The leasing of the land in 1949 was without a doubt an act of adverse possession for all the world to observe. From this leasing in 1949, we do not consider that the evidence shows an abandonment of possession, but rather if anything, a mere interruption of actual occupation, considering the nature of the land and the use which its possession might permit. Moorer v. Malone, supra; Aldrich Mining Co. v. Pearce, 192 Ala. 195, 68 So. 900; Gary v. Woodham, 103 Ala. 421, 15 So. 840; McMillan v. Aiken, 205 Ala. 35, 88 So. 135. On the contrary, we have the appellees fencing the land in 1955 as the area around this real estate began to be developed.

We entertain the view that respondents have done what any true owner of unoccupied, wooded, uncultivated "wild land" would have done under like circumstances. These acts of appellees in contrast to what has been done by appellant or its predecessors fully substantiate a finding that the appellees have held the land adversely for the required three-year period under Title 51, Sec. 295, Code of 1940.

Nor does it affect the decision in this case in that the tax sale may have been void, because the three-year statute of limitations for recovery of land sold for payment of taxes is not rendered inapplicable to suit to redeem from tax sale because the sale was void, and also applies where land *700 bought from the state as well as tax collector. Singley v. Dempsey, 252 Ala. 677, 42 So. 2d 609; Odom v. Averett, 248 Ala. 289, 27 So. 2d 479; Quinn v. Hannon, 262 Ala. 630, 80 So. 2d 239.
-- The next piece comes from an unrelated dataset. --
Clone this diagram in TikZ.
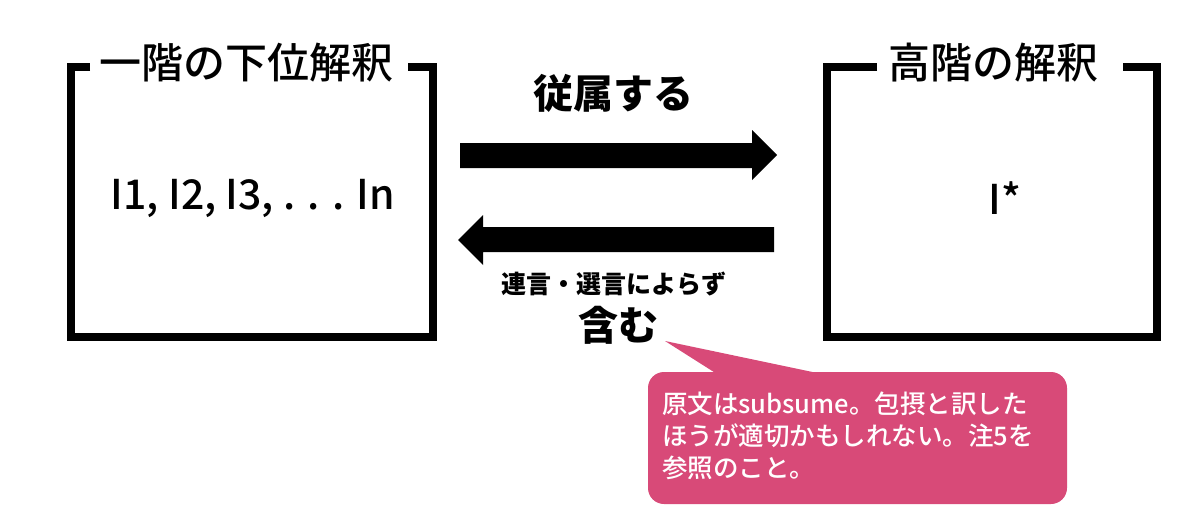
\documentclass[tikz,border=0pt]{standalone}
\usepackage{fontspec}
\setmainfont{Noto Sans CJK JP}
\IfFontExistsTF{Noto Sans CJK JP Medium}
  {\newfontfamily\jpmed{Noto Sans CJK JP Medium}}
  {\newfontfamily\jpmed{Noto Sans CJK JP}}
\definecolor{callout}{HTML}{D84A78}
\begin{document}
\begin{tikzpicture}[x=1pt,y=-1pt,
  frame/.style={line width=8.5pt, line join=miter, line cap=butt},
  bigarrow/.style={fill=black},
  ttl/.style={font=\fontsize{42}{50}\jpmed, inner sep=0pt},
  body/.style={font=\fontsize{41}{48}\jpmed, inner sep=0pt},
  lbl/.style={font=\fontsize{40}{48}\selectfont\bfseries, inner sep=0pt},
  small/.style={font=\fontsize{25}{30}\selectfont\bfseries, inner sep=0pt},
  note/.style={font=\fontsize{25.5}{32}\jpmed, text=white, inner sep=0pt, align=left}]
\useasboundingbox (0,0) rectangle (1200,519);
% left box
\coordinate (Lnw) at (71,67); \coordinate (Lse) at (433,337);
\draw[frame] (90,67) -- (Lnw) -- (71,337) -- (Lse) -- (433,67) -- (408,67);
\node[ttl] (Lt) at (246,63) {一階の下位解釈};
\node[body] (Lb) at (253,198) {I1, I2, I3, . . . In};
% right box
\coordinate (Rnw) at (827,67); \coordinate (Rse) at (1157,337);
\draw[frame] (877,67) -- (Rnw) -- (827,337) -- (Rse) -- (1157,67) -- (1123,67);
\node[ttl] (Rt) at (993,63) {高階の解釈};
\node[body] (Rb) at (1005,198) {I*};
% arrows
\coordinate (A1s) at (460,155); \coordinate (A1e) at (777,155);
\fill[bigarrow] (460,143) -- (752,143) -- (752,130) -- (A1e) -- (752,180) -- (752,168) -- (460,168) -- cycle;
\coordinate (A2s) at (774,240); \coordinate (A2e) at (458,240);
\fill[bigarrow] (774,227) -- (483,227) -- (483,215) -- (A2e) -- (483,265) -- (483,252) -- (774,252) -- cycle;
\node[lbl] (sub) at (613,93) {従属する};
\node[small] (cond) at (614,284) {連言・選言によらず};
\node[lbl] (inc) at (618,325) {含む};
% callout
\fill[callout, rounded corners=16pt] (648,372) rectangle (1067,504);
\coordinate (tip) at (665,341);
\fill[callout] (tip) -- (717,374) -- (822,374) -- cycle;
\node[note, anchor=north west] (cn) at (662,392) {原文はsubsume。包摂と訳した\\ほうが適切かもしれない。注5を\\参照のこと。};
\end{tikzpicture}
\end{document}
Throughout the brief filed here on behalf of the appellant are statements to the effect that the trial court decided the case in favor of the appellees solely under Sec. 1123 of Title 7, Code of 1940. We cannot agree. In any event, if the decree correctly determined the equities of the case, the reasons upon which the trial court acted are unimportant, and the case will be affirmed. A correct decision will not be disturbed even if the court gave a wrong or insufficient reason therefor. Clanahan v. Morgan, supra; Cherokee County v. Cunningham, 260 Ala. 1, 68 So. 2d 507; Pitts v. Hawkins, 264 Ala. 428, 87 So. 2d 835.

Applying the principles of law stated in Myers v. Moorer and Chestang v. Tensaw Land & Timber Co., supra, we hold that a cross bill was unnecessary under the facts in the instant case. Moreover, the respondents who filed it were not injured by its being stricken. We also hold that the possession shown by complainant, appellant, in the instant case is not such peaceable possession as would justify a decree for complainant. Merely going upon lands which are at the time in the actual possession of another, and claiming title thereto, and warning such others off, is not such possession as will maintain or defeat a bill filed under the statute. Jordan v. McClure Lumber Co., 170 Ala. 289, 54 So. 415; Myers v. Moorer, supra. To such an effect is the evidence in this case.

The decree of the trial court is affirmed.

Affirmed.

LAWSON, STAKELY and MERRILL, JJ., concur.